* Task instructions *
Retype only what runs from the beginning of the data through the line with "# Fuel/air equivalence"; please omit the pictures and keep every line exact.

+++ Data excerpt

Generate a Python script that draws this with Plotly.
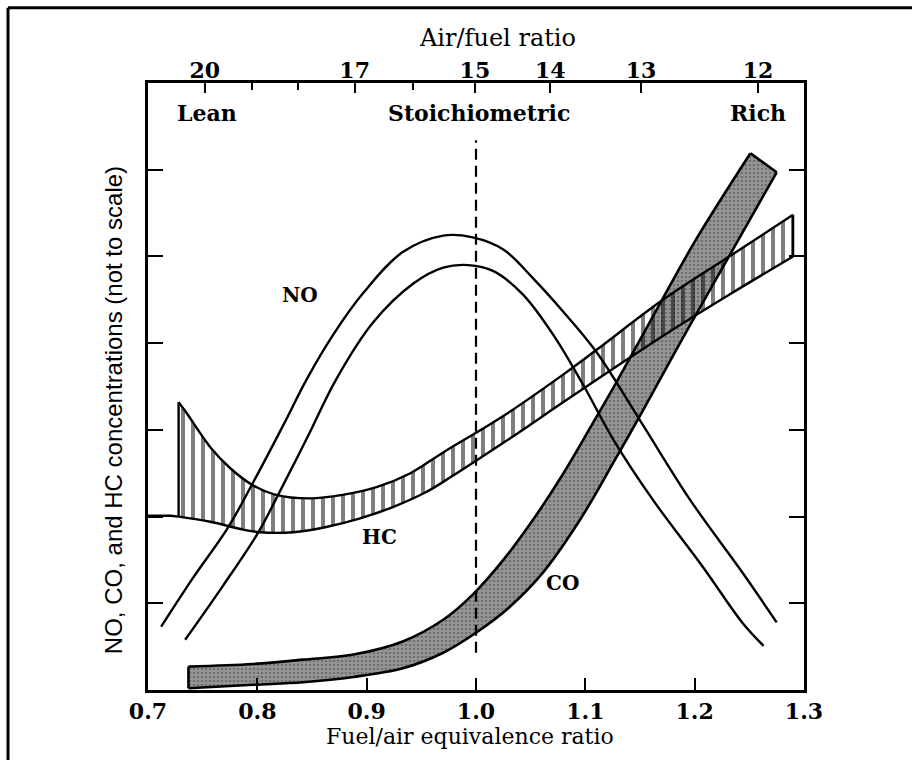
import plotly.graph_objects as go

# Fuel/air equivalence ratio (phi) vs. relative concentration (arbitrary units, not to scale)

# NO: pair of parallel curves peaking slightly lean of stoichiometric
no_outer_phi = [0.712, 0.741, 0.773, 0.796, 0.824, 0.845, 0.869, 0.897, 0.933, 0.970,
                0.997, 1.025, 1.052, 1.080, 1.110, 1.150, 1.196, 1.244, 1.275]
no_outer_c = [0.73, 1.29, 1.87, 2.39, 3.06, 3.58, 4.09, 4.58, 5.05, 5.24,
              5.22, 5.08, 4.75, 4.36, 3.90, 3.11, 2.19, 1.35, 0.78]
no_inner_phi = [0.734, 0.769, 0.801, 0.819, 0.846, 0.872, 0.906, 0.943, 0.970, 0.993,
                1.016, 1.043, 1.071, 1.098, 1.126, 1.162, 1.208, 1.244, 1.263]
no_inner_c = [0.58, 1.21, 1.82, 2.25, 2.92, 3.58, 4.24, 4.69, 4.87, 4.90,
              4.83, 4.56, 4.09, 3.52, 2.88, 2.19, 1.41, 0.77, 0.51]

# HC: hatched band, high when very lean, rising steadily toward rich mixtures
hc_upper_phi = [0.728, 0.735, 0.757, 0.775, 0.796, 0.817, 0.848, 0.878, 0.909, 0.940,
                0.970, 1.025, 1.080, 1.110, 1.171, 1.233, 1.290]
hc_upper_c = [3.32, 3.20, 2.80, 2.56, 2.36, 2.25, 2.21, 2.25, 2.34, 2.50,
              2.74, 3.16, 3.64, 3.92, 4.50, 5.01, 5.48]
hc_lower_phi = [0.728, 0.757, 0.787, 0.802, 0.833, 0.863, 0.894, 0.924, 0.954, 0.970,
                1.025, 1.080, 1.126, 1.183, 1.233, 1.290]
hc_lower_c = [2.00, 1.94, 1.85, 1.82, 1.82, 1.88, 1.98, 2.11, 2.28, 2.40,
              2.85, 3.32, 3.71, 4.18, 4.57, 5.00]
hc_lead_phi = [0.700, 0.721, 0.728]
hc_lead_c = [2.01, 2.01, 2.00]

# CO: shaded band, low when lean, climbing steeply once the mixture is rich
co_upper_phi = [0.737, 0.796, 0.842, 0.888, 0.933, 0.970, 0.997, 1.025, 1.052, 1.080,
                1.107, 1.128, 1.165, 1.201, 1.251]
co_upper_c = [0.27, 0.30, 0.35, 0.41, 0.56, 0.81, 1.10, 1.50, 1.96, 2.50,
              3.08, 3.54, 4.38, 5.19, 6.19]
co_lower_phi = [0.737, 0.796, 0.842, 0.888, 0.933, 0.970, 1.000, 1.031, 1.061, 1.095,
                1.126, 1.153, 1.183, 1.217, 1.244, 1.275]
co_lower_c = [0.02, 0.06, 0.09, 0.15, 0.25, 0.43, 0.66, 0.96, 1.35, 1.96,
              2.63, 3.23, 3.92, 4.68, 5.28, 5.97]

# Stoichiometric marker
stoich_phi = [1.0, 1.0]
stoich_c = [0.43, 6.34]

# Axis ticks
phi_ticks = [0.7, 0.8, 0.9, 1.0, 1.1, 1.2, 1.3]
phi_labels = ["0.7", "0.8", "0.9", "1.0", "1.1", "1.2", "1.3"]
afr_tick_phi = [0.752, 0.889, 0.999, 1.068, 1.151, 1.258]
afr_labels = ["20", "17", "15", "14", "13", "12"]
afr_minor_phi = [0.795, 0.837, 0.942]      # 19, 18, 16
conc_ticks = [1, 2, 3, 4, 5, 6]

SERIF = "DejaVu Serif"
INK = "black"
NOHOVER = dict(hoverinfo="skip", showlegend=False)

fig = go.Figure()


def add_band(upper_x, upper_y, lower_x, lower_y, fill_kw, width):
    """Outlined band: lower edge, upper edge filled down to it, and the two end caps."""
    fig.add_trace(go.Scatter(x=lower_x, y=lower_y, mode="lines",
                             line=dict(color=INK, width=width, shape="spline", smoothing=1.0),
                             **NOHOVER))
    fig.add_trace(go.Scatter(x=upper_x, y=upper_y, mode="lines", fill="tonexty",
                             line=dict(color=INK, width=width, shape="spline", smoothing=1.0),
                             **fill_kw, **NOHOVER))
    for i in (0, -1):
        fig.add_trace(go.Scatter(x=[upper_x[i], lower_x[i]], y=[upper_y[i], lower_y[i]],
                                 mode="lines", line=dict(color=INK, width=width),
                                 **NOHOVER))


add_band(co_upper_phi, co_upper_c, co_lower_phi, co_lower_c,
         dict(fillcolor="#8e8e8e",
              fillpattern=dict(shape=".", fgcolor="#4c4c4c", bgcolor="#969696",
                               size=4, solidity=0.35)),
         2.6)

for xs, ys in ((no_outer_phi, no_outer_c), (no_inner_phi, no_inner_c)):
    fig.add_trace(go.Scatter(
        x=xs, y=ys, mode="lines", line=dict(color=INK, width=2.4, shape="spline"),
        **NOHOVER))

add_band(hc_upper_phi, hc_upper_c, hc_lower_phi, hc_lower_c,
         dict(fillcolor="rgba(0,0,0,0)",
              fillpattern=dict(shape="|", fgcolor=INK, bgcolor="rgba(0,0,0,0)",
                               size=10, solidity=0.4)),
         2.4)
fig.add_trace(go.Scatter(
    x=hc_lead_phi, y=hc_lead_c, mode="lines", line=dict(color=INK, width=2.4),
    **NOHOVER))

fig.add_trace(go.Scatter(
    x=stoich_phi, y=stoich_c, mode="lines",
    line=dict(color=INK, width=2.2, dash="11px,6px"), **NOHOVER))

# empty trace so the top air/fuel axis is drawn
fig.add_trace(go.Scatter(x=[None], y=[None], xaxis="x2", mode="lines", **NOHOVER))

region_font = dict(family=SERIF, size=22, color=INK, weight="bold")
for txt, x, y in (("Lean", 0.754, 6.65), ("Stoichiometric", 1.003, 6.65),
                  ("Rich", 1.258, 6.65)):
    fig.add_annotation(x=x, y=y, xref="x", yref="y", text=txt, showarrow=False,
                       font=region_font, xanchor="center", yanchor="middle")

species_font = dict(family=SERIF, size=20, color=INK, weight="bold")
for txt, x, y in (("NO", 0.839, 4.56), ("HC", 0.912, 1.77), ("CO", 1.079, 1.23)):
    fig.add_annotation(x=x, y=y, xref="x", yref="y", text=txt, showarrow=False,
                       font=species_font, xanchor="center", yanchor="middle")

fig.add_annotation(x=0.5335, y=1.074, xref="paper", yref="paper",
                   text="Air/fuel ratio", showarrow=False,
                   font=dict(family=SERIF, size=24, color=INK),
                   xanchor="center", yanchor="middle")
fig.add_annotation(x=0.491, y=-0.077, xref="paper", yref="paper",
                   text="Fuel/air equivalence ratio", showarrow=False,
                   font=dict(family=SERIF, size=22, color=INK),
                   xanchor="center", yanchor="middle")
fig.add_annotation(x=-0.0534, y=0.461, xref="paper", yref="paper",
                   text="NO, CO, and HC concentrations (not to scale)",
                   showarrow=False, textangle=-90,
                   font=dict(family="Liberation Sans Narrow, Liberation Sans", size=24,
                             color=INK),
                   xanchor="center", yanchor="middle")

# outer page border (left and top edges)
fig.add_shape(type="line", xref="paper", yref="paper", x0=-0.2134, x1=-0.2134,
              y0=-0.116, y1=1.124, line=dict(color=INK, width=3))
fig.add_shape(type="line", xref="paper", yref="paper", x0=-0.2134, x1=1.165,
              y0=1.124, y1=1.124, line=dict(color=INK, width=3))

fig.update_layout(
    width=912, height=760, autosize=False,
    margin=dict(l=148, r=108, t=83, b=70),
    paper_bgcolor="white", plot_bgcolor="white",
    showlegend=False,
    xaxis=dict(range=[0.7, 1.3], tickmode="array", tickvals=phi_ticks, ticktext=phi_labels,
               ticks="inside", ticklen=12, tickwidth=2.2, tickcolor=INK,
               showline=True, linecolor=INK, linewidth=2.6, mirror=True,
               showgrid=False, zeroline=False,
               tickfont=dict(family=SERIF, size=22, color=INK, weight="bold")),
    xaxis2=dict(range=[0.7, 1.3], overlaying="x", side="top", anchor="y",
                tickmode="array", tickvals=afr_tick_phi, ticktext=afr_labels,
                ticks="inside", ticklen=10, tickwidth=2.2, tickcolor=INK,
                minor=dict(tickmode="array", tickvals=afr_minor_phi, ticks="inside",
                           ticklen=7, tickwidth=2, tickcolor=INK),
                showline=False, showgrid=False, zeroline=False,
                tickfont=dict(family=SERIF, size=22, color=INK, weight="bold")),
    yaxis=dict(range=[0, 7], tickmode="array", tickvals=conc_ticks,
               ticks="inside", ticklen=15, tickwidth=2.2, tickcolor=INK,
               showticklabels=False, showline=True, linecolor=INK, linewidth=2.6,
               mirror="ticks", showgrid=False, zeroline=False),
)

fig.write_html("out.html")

++++++

* Task answer *
Generate a Python script that draws this with Plotly.
import plotly.graph_objects as go

# Fuel/air equivalence ratio (phi) vs. relative concentration (arbitrary units, not to scale)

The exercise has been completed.